Governor, city
By Gordon Y.K. Pang
wrangle over replacing
Ala Wai Golf Course
with Luana Hills
Star-BulletinGov. Ben Cayetano has rejected the city's proposal to turn Maunawili's Luana Hills Country Club into a public course to compensate for converting the Ala Wai Golf Course into Honolulu's "Central Park."
Kathleen Racuya-Markrich, spokeswoman for the governor, said yesterday that the top choice for a replacement course remains Sand Island.
"There are a couple of good reasons for Sand Island as a replacement golf course for the Ala Wai," Racuya-Markrich said.
"It's in urban Honolulu and it's flat (while) Luana Hills is not a walking golf course so it's not a feasible site," she said.

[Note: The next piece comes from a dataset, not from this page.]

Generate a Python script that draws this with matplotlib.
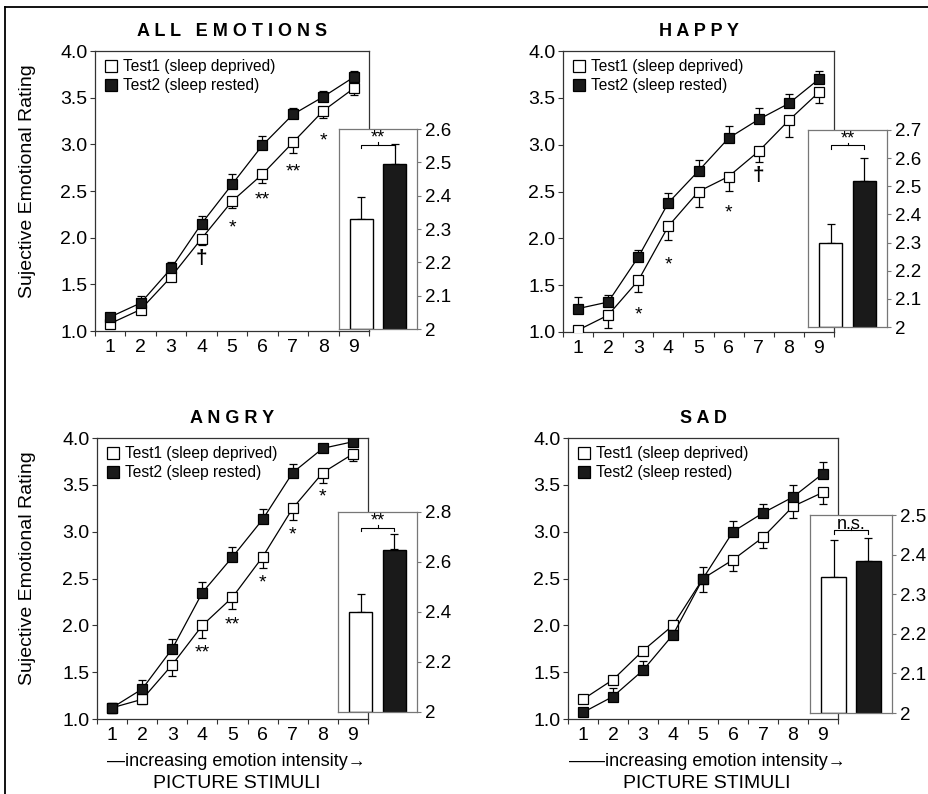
import matplotlib
matplotlib.use("Agg")
import matplotlib.pyplot as plt
from matplotlib.lines import Line2D
import numpy as np

plt.rcParams['font.family'] = ['Liberation Sans', 'DejaVu Sans']

W, H = 929, 794
stimuli = [1, 2, 3, 4, 5, 6, 7, 8, 9]
legend_labels = ["Test1 (sleep deprived)", "Test2 (sleep rested)"]

# ---- ALL EMOTIONS ----
all_t1 = [1.08, 1.23, 1.58, 1.99, 2.39, 2.68, 3.02, 3.36, 3.60]
all_t1_err = [0.03, 0.03, 0.04, 0.07, 0.07, 0.09, 0.11, 0.08, 0.07]
all_t2 = [1.15, 1.30, 1.67, 2.15, 2.57, 2.99, 3.32, 3.51, 3.72]
all_t2_err = [0.03, 0.07, 0.07, 0.08, 0.11, 0.10, 0.07, 0.06, 0.07]
all_marks = [(4, 1.78, '†'), (5, 2.10, '*'), (6, 2.40, '**'), (7, 2.70, '**'), (8, 3.04, '*')]
all_bar = [2.33, 2.495]
all_bar_err = [0.065, 0.06]

# ---- HAPPY ----
hap_t1 = [1.02, 1.18, 1.55, 2.13, 2.50, 2.66, 2.93, 3.26, 3.56]
hap_t1_err = [0.02, 0.14, 0.12, 0.15, 0.17, 0.15, 0.12, 0.18, 0.11]
hap_t2 = [1.25, 1.32, 1.80, 2.38, 2.72, 3.07, 3.27, 3.44, 3.70]
hap_t2_err = [0.12, 0.08, 0.08, 0.10, 0.12, 0.13, 0.12, 0.10, 0.09]
hap_marks = [(3, 1.18, '*'), (4, 1.72, '*'), (6, 2.27, '*'), (7, 2.67, '†')]
hap_bar = [2.30, 2.52]
hap_bar_err = [0.065, 0.08]

# ---- ANGRY ----
ang_t1 = [1.12, 1.21, 1.58, 2.00, 2.30, 2.73, 3.25, 3.63, 3.83]
ang_t1_err = [0.06, 0.05, 0.12, 0.13, 0.13, 0.12, 0.13, 0.11, 0.08]
ang_t2 = [1.12, 1.32, 1.75, 2.35, 2.73, 3.13, 3.63, 3.89, 3.96]
ang_t2_err = [0.05, 0.10, 0.10, 0.11, 0.11, 0.11, 0.09, 0.04, 0.02]
ang_marks = [(4, 1.71, '**'), (5, 2.00, '**'), (6, 2.45, '*'), (7, 2.96, '*'), (8, 3.37, '*')]
ang_bar = [2.40, 2.65]
ang_bar_err = [0.07, 0.06]

# ---- SAD ----
sad_t1 = [1.21, 1.42, 1.73, 2.00, 2.50, 2.70, 2.94, 3.27, 3.42]
sad_t1_err = [0.03, 0.03, 0.03, 0.03, 0.14, 0.12, 0.11, 0.12, 0.12]
sad_t2 = [1.07, 1.24, 1.52, 1.90, 2.50, 3.00, 3.20, 3.37, 3.62]
sad_t2_err = [0.03, 0.09, 0.10, 0.03, 0.12, 0.11, 0.10, 0.13, 0.12]
sad_marks = []
sad_bar = [2.343, 2.385]
sad_bar_err = [0.095, 0.057]

fig = plt.figure(figsize=(W / 100, H / 100), dpi=100)


def rect(l, t, r, b):
    return [l / W, 1 - b / H, (r - l) / W, (b - t) / H]


def fx(x):
    return x / W


def fy(y):
    return 1 - y / H


SPINE = '#333333'
INSET_SPINE = '#777777'


def panel(main_box, inset_box, title, t1, t1e, t2, t2e, marks, bars, bars_err,
          ylim_in, yticks_in, sig, ylabel, xlabel):
    ax = fig.add_axes(rect(*main_box))
    x = np.array(stimuli)
    t1 = np.array(t1); t2 = np.array(t2)
    t1e = np.array(t1e); t2e = np.array(t2e)
    z = np.zeros_like(t1e)
    ax.errorbar(x, t1, yerr=[t1e, z], fmt='none', ecolor='black', elinewidth=0.9,
                capsize=3, capthick=0.9, zorder=2)
    ax.errorbar(x, t2, yerr=[z, t2e], fmt='none', ecolor='black', elinewidth=0.9,
                capsize=3, capthick=0.9, zorder=2)
    ax.plot(x, t1, color='black', lw=0.9, marker='s', ms=6.8, mfc='white', mec='black',
            mew=0.9, zorder=4)
    ax.plot(x, t2, color='black', lw=0.9, marker='s', ms=6.8, mfc='#1a1a1a', mec='black',
            mew=0.9, zorder=5)
    for (mx, my, s) in marks:
        ax.text(mx, my, s, ha='center', va='center', fontsize=14 if s != '†' else 15,
                fontweight='bold' if s == '†' else 'normal', zorder=6)
    ax.set_xlim(0.5, 9.5)
    ax.set_ylim(1.0, 4.0)
    ax.set_yticks([1.0, 1.5, 2.0, 2.5, 3.0, 3.5, 4.0])
    ax.set_yticklabels(['1.0', '1.5', '2.0', '2.5', '3.0', '3.5', '4.0'])
    ax.set_xticks(stimuli)
    ax.set_xticklabels([str(s) for s in stimuli])
    ax.set_xticks(np.arange(0.5, 10.0, 1.0), minor=True)
    ax.tick_params(axis='x', which='major', length=0, pad=6, labelsize=14)
    ax.tick_params(axis='x', which='minor', length=3.5, direction='out', width=0.8, color=SPINE)
    ax.tick_params(axis='y', length=3.5, direction='out', width=0.8, pad=2, labelsize=14, color=SPINE)
    for sp in ax.spines.values():
        sp.set_color(SPINE)
        sp.set_linewidth(0.9)
    handles = [Line2D([], [], ls='none', marker='s', ms=9, mfc='white', mec='black', mew=0.9),
               Line2D([], [], ls='none', marker='s', ms=9, mfc='#1a1a1a', mec='black', mew=0.9)]
    ax.legend(handles, legend_labels, loc='upper left', bbox_to_anchor=(-0.005, 1.01),
              frameon=False, fontsize=11.2, handlelength=0.8, handletextpad=0.4,
              labelspacing=0.25, borderaxespad=0.3)

    l, t, r, b = main_box
    cx = (l + r) / 2
    fig.text(fx(cx), fy(t - 20), title, ha='center', va='center', fontsize=13,
             fontweight='bold')
    if ylabel:
        fig.text(fx(28), fy((t + b) / 2 - 10), 'Sujective Emotional Rating', rotation=90,
                 ha='center', va='center', fontsize=14)
    if xlabel:
        fig.text(fx(cx + 4), fy(b + 42), xlabel, ha='center', va='center', fontsize=13)
        fig.text(fx(cx + 4), fy(b + 64), 'PICTURE STIMULI', ha='center', va='center', fontsize=14)

    # inset bar chart
    ia = fig.add_axes(rect(*inset_box))
    ia.set_facecolor('white')
    bx = [0, 1]
    ia.bar(bx, np.array(bars) - ylim_in[0], bottom=ylim_in[0], width=0.7,
           color=['white', '#1a1a1a'], edgecolor='black', linewidth=1.0, zorder=2)
    ia.errorbar(bx, bars, yerr=[[0, 0], bars_err], fmt='none', ecolor='black',
                elinewidth=0.9, capsize=3, capthick=0.9, zorder=1)
    ia.set_xlim(-0.68, 1.68)
    ia.set_ylim(*ylim_in)
    ia.set_xticks([])
    ia.yaxis.tick_right()
    ia.set_yticks(yticks_in)
    ia.set_yticklabels(['{:g}'.format(v) for v in yticks_in])
    ia.tick_params(axis='y', length=3, direction='out', width=0.8, pad=3, labelsize=13.5,
                   color=INSET_SPINE)
    for sp in ia.spines.values():
        sp.set_color(INSET_SPINE)
        sp.set_linewidth(0.9)
    span = ylim_in[1] - ylim_in[0]
    by = ylim_in[0] + 0.922 * span
    dt = 0.018 * span
    ia.plot([0, 0, 1, 1], [by - dt, by, by, by - dt], color='black', lw=0.8, zorder=3)
    ia.plot([0.5, 0.5], [by, by + dt * 0.7], color='black', lw=0.8, zorder=3)
    ia.text(0.5, by - dt * 0.6, sig, ha='center', va='bottom', fontsize=13)
    return ax, ia


panel((95, 51, 369, 331), (339, 129, 417, 329), 'A L L   E M O T I O N S',
      all_t1, all_t1_err, all_t2, all_t2_err, all_marks, all_bar, all_bar_err,
      (2.0, 2.6), [2.0, 2.1, 2.2, 2.3, 2.4, 2.5, 2.6], '**', True, None)
panel((563, 51, 834, 332), (808, 130, 887, 327), 'H A P P Y',
      hap_t1, hap_t1_err, hap_t2, hap_t2_err, hap_marks, hap_bar, hap_bar_err,
      (2.0, 2.7), [2.0, 2.1, 2.2, 2.3, 2.4, 2.5, 2.6, 2.7], '**', False, None)
panel((97, 438, 368, 719), (338, 512, 417, 712), 'A N G R Y',
      ang_t1, ang_t1_err, ang_t2, ang_t2_err, ang_marks, ang_bar, ang_bar_err,
      (2.0, 2.8), [2.0, 2.2, 2.4, 2.6, 2.8], '**', True,
      '\u2014increasing emotion intensity\u2192')
panel((568, 438, 838, 719), (810, 515, 892, 713), 'S A D',
      sad_t1, sad_t1_err, sad_t2, sad_t2_err, sad_marks, sad_bar, sad_bar_err,
      (2.0, 2.5), [2.0, 2.1, 2.2, 2.3, 2.4, 2.5], 'n.s.', False,
      '\u2014\u2014increasing emotion intensity\u2192')

# outer frame lines (top and left)
fig.add_artist(Line2D([fx(5), 1.0], [fy(7), fy(7)], color='black', lw=1.3,
                      transform=fig.transFigure))
fig.add_artist(Line2D([fx(5), fx(5)], [fy(7), 0.0], color='black', lw=1.3,
                      transform=fig.transFigure))

fig.savefig('out.png', dpi=100)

Mayor Jeremy Harris said the idea came out of one of the city's vision teams. The Luana Hills course is losing money and its owners want to sell it for between $15 million and $20 million, about one-fifth of the development price.
Besides a golf course, the sale would include some 800-plus acres of Windward wilderness areas that could be used for hiking trails, campgrounds and other ecotourism uses, the mayor said.
But the city itself does not have the money to buy the property, Managing Director Ben Lee said.
Windward Council members Steve Holmes and John Henry Felix, as well as Chairman Jon Yoshimura, also said they backed public purchase of the property -- by either the city or the state -- on the grounds that it would be not just a golf course but would have broader recreational uses.
The Harris administration has applied for a public facilities map symbol for the project.
Councilwoman Donna Mercado Kim said she was told the mayor wanted the city to purchase the site, an idea she thinks unwise.
The Ala Wai course, the most popular in the state, is under the control of the city by executive order, but Cayetano wants to amend the order to allow the redevelopment.